Operational resilience requires retry strategies, dead-letter handling, idempotent processing, fallback procedures for site connectivity loss, and clear recovery runbooks. Performance and scalability planning should account for payroll peaks, month-end close, large project mobilizations, and telemetry bursts from connected equipment. Migration programs should begin with data model rationalization and system-of-record decisions before interface buildout. During transition, coexistence patterns are often necessary so legacy cost systems and Odoo can run in parallel with controlled reconciliation. AI automation can add value in exception classification, cost coding suggestions, anomaly detection in labor or equipment patterns, and predictive routing of integration incidents. However, AI should augment governed workflows, not replace financial controls or approval accountability.

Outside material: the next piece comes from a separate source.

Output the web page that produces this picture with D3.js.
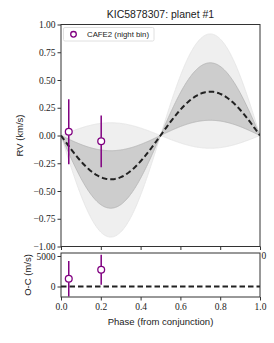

Executive recommendations, future trends, and conclusion
Executives should treat construction platform synchronization as an operating model initiative, not a technical connector project. Start by defining canonical business objects, ownership boundaries, and approval states across equipment, labor, and cost domains. Use middleware where multiple systems, acquisitions, or phased modernization create complexity. Reserve real-time integration for decisions that materially affect field execution or financial control, and use batch where reconciliation and stability matter more than immediacy. Build observability and governance from the start rather than after go-live.
Looking ahead, construction integration frameworks will increasingly incorporate event streaming, digital twins for asset and project state, AI-assisted exception management, and stronger interoperability between ERP, project controls, and field collaboration platforms. The organizations that benefit most will be those that establish disciplined integration governance now. For Odoo-centered enterprises, the strategic goal is clear: create a resilient synchronization framework that turns fragmented operational data into trusted, auditable, and timely business decisions across projects, equipment fleets, labor operations, and cost management.